Reading the consumers precisely told the real story. The guns fast-fire when the field is ≥ 3 and slow-fire otherwise; the head spawns fire particles when it's nonzero. It's a damage / "on-fire" escalation phase — it's meant to ramp up as the ship gets wrecked. But retail leaves it at 0 until the head dies, by which point everything's already destroyed, so the escalation never fires in the shipped game. A rage mechanic that never rages: effectively cut content.

The proof was the fun part. This time we tested during combat, while the head was still intact: I had Claude force the value between 0 and 5 on a five-second timer while I watched the screen, hands-free.
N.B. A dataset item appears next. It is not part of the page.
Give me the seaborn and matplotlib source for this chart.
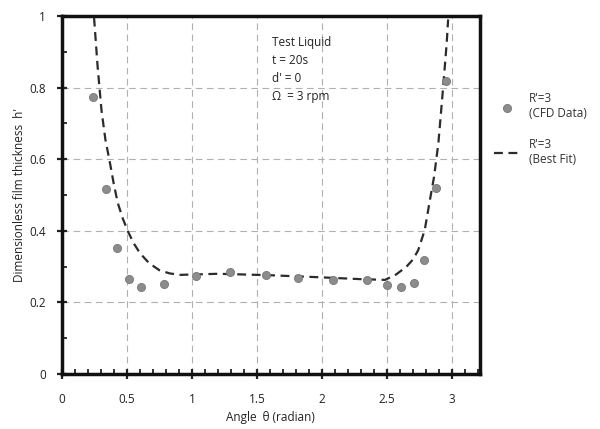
import matplotlib
matplotlib.use("Agg")
import matplotlib.pyplot as plt
import seaborn as sns
import pandas as pd
from matplotlib.ticker import MultipleLocator

# CFD results: film thickness around the cylinder
cfd_theta = [0.24, 0.338, 0.425, 0.515, 0.608, 0.785, 1.03, 1.292, 1.57, 1.815,
             2.082, 2.35, 2.50, 2.605, 2.71, 2.782, 2.877, 2.954]
cfd_h = [0.773, 0.517, 0.352, 0.265, 0.243, 0.251, 0.274, 0.284, 0.278, 0.269,
         0.264, 0.264, 0.250, 0.244, 0.253, 0.318, 0.520, 0.817]

# Best-fit curve
fit_theta = [0.248, 0.275, 0.305, 0.335, 0.37, 0.40, 0.43, 0.47, 0.51, 0.555, 0.60,
             0.67, 0.75, 0.83, 0.91, 1.2, 1.6, 2.0, 2.3, 2.485, 2.57, 2.65, 2.70,
             2.74, 2.79, 2.83, 2.862, 2.895, 2.928, 2.959, 2.97]
fit_h = [0.995, 0.86, 0.737, 0.655, 0.59, 0.53, 0.478, 0.433, 0.397, 0.364, 0.338,
         0.31, 0.29, 0.281, 0.277, 0.28, 0.276, 0.27, 0.265, 0.263, 0.278, 0.30,
         0.32, 0.346, 0.402, 0.486, 0.551, 0.645, 0.785, 0.924, 0.99]

x_ticks = [0, 0.5, 1, 1.5, 2, 2.5, 3]
x_tick_labels = ["0", "0.5", "1", "1.5", "2", "2.5", "3"]
y_ticks = [0, 0.2, 0.4, 0.6, 0.8, 1]
y_tick_labels = ["0", "0.2", "0.4", "0.6", "0.8", "1"]

info_lines = ["Test Liquid", "t = 20s", "d' = 0", "\u03a9  = 3 rpm"]

sns.set_style("white")
plt.rcParams["font.family"] = ["Open Sans", "DejaVu Sans"]

fig = plt.figure(figsize=(6, 4.29), dpi=100)
ax = fig.add_axes([0.103, 0.128, 0.697, 0.835])

cfd = pd.DataFrame({"theta": cfd_theta, "h": cfd_h})
fit = pd.DataFrame({"theta": fit_theta, "h": fit_h})

sns.lineplot(data=fit, x="theta", y="h", sort=False, ax=ax, color="#2b2b2b",
             lw=1.6, linestyle=(0, (4, 2.5)), label="R'=3\n(Best Fit)", zorder=3)
sns.scatterplot(data=cfd, x="theta", y="h", ax=ax, color="#8c8c8c", s=34,
                edgecolor="#777777", linewidth=0.6, label="R'=3\n(CFD Data)", zorder=4)

ax.set_xlim(0, 3.215)
ax.set_ylim(0, 1)
ax.set_xticks(x_ticks)
ax.set_xticklabels(x_tick_labels)
ax.set_yticks(y_ticks)
ax.set_yticklabels(y_tick_labels)
ax.xaxis.set_minor_locator(MultipleLocator(0.1))
ax.yaxis.set_minor_locator(MultipleLocator(0.1))
ax.tick_params(axis="both", which="both", bottom=True, left=True)
ax.tick_params(axis="both", which="major", direction="inout", length=7, width=1.6,
               labelsize=8.5, colors="#222222", pad=8)
ax.tick_params(axis="both", which="minor", direction="in", length=3.5, width=1.3,
               colors="#222222")
ax.tick_params(axis="x", which="major", pad=10)

ax.grid(True, which="major", color="#b0b0b0", lw=0.8, linestyle=(0, (6, 4)))
for s in ax.spines.values():
    s.set_linewidth(2.5)
    s.set_color("#111111")

ax.set_xlabel("Angle  \u03b8 (radian)", fontsize=8.5, color="#222222", labelpad=4)
ax.set_ylabel("Dimensionless film thickness  h'", fontsize=8.5, color="#222222",
              labelpad=2)

for i, line in enumerate(info_lines):
    ax.text(1.615, 0.927 - i * 0.051, line, fontsize=8.5, color="#222222",
            va="center", ha="left")

handles, labels = ax.get_legend_handles_labels()
if ax.legend_:
    ax.legend_.remove()
order = [1, 0]
fig.legend([handles[i] for i in order], [labels[i] for i in order],
           loc="upper left", bbox_to_anchor=(0.805, 0.81), frameon=False,
           fontsize=8.5, handlelength=2.2, labelspacing=1.5, labelcolor="#333333")

fig.savefig("out.png", dpi=100)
At 5, the dinosaur head visibly catches fire — the damaged look, without being destroyed. That's a kind of evidence you simply can't get from reading code: the value, the render path, and the on-screen result confirmed in one loop.

So we renamed spiritPhase to damagePhase with an accurate comment, the misnamed getter to getDamagePhase, and the "spirit vision" cinematic events to the damage-phase toggles they actually are. Everything we committed was byte-neutral — the renames don't change a single instruction, so the unit still matches retail and the build stays green.

How it works

SFA-Decomp is a matching decompilation: C compiled with the period-correct Metrowerks toolchain to produce byte-identical output to the retail GameCube binary. That's what makes live debugging a superpower here — because the decomp byte-matches retail, the addresses in the symbol map are the live RAM addresses while the game runs. A halted program counter or an object pointer in r3 maps straight back to unit/file.c::Function +0xNN.

Modern Dolphin has no plugin API, but it ships a GDB stub that exposes registers, memory, breakpoints, hardware watchpoints, and step/continue over a TCP socket using the GDB Remote Serial Protocol. So the server is just a small, dependency-free Python program that speaks that protocol directly and exposes it as MCP tools over stdio. No external libraries, no GDB wrapper — about ten packet types plus the PowerPC register map. I've open-sourced the whole thing on GitHub if you want to point it at your own matching decomp.

The thing that makes it pleasant is that it's symbol-aware. The server loads the symbol map and the per-unit .text ranges, so every tool that returns an address resolves it. Claude never sees "PC = 0x801ee79c"; it sees SB_CloudRunner_UpdateSteer+0x134 in main/dll/SB/dll_0259_sbcloudrunner.c. That one bit of resolution is what makes the whole thing feel like reverse-engineering a conversation rather than staring at hex. When I searched beforehand I couldn't find an existing Dolphin MCP, so as far as I can tell this is new ground.

What I took away

A matching decomp plus an emulator's GDB stub is a live oracle: the addresses are real, so the debugger turns "what is this field?" into a repeatable experiment.
The single most valuable capability beyond breakpoints was writing memory on a timer to A/B a visual. Reading code tells you what a value should do; flipping it live tells you what it actually does on screen.
The collaboration is the method. Claude is fast at the mechanical parts and good at forming hypotheses; I'm the one who can play the game, watch the screen, and ground its guesses in what's actually happening. I could have done all of this manually, but it would have been much slower.

I keep being surprised by how much this decomp project opens up. Building a little debugger that lets me ask the running game what it's doing — and watching Claude answer while I just play — might be the most fun I've had with it yet.